Reaching students through the boot camp is an extension of Honeywell’s business mission. “Energy efficiency is a huge deal for Honeywell. It’s 50 percent of what we make here,” Hamel said. “So the thought was, how can we bring an energy-efficiency mind-set and provide useful tools to the educational world and spread some of these important concepts?”

Honeywell is starting with middle school teachers in the hopes of training 10- to 14-year-olds early in the art of energy conservation.

Brett Barta teaches life sciences at Northdale Middle School in Coon Rapids and hopes to one day make his classroom paper-free and jam-packed with hands-on experiments. So when he learned he won Honeywell’s boot camp scholarship he was ecstatic. “I did a lot of research before I applied, and I was blown away by the aspect of all they are offering. There is nothing more fun than to do the stuff your students will do and to help them experience it for the first time,” Barta said.

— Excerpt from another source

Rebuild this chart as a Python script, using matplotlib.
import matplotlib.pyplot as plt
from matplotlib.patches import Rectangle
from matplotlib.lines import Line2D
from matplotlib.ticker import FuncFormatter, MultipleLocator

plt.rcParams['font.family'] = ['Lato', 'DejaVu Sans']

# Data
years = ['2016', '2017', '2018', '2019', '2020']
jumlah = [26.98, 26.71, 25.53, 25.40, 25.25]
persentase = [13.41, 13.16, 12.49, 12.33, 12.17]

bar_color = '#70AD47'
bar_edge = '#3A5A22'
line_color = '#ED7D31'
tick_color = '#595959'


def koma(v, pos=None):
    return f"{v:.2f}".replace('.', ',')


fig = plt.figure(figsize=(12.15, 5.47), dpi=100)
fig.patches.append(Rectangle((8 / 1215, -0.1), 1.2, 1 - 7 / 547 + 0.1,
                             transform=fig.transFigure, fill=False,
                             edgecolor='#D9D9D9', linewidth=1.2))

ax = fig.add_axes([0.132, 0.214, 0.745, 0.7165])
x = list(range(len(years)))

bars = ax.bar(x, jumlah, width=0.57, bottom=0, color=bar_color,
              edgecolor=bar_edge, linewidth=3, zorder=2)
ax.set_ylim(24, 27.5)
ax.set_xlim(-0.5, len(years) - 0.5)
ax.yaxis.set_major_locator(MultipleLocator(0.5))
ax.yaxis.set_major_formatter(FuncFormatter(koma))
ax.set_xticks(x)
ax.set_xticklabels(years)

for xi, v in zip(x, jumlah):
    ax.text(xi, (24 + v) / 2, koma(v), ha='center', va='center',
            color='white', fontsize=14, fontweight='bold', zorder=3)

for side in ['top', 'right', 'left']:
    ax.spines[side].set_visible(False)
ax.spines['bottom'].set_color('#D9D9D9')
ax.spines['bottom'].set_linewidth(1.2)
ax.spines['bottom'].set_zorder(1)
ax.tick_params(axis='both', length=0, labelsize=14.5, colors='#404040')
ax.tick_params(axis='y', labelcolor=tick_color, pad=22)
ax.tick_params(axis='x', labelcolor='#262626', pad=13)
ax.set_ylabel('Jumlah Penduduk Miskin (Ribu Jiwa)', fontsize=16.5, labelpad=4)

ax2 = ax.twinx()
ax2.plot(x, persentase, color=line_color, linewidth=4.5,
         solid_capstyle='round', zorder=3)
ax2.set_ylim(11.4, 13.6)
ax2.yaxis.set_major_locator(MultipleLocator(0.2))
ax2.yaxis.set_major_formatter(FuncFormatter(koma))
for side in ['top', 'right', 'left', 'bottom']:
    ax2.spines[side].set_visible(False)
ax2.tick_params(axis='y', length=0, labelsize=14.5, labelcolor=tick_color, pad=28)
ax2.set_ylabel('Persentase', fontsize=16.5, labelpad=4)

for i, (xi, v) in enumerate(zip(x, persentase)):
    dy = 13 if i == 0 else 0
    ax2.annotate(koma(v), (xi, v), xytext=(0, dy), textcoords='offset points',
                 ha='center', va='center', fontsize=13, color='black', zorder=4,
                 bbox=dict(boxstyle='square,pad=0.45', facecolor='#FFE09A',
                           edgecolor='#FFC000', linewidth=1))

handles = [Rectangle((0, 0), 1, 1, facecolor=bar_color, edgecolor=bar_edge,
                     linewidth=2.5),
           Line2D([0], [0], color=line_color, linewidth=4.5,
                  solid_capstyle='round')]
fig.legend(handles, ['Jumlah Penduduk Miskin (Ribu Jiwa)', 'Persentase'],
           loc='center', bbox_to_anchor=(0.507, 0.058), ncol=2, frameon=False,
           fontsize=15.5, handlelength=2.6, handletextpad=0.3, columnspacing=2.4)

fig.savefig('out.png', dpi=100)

Barta and Sjoberg are two of three Minneapolis teachers participating in Honeywell’s camp. Minneapolis science teacher Rob Rand wrote and won the grant that brought the solar car kits to Sjoberg’s middle school this year. He participated in the boot camp for the first time three years ago and returns this year as a workshop facilitator.

“The whole idea is that the teachers can come out of this program with energy conservation ideas for what they can practically implement in the classroom. That’s what I did,” said Rand whose grant application brought a 3-foot-tall windmill and a fleet of solar cars and geothermal experiments to Olson Middle School. He’s excited that Honeywell will provide that same opportunity to teachers from China, Malaysia, Brazil and other countries.

This year’s boot camp is the latest of many efforts to “save Mother Earth” and heighten energy awareness, Orzeske said. In three years, Honeywell launched voice-activated home thermostats, hotel thermostats that automatically adjust settings when a guest leaves the room, and forensic programs to gauge energy efficiency. The latter analyze refrigerators, furnaces and air conditioners and offer, via e-reader, money-saving tips that homeowners and their kids can use.

If the Green Boot Camp program continues to grow, “it can offer teachers and their students [the same kind of] real-world field testing. It would be fun to have classrooms competing with each other to see who can cut energy the most,” Orzeske said.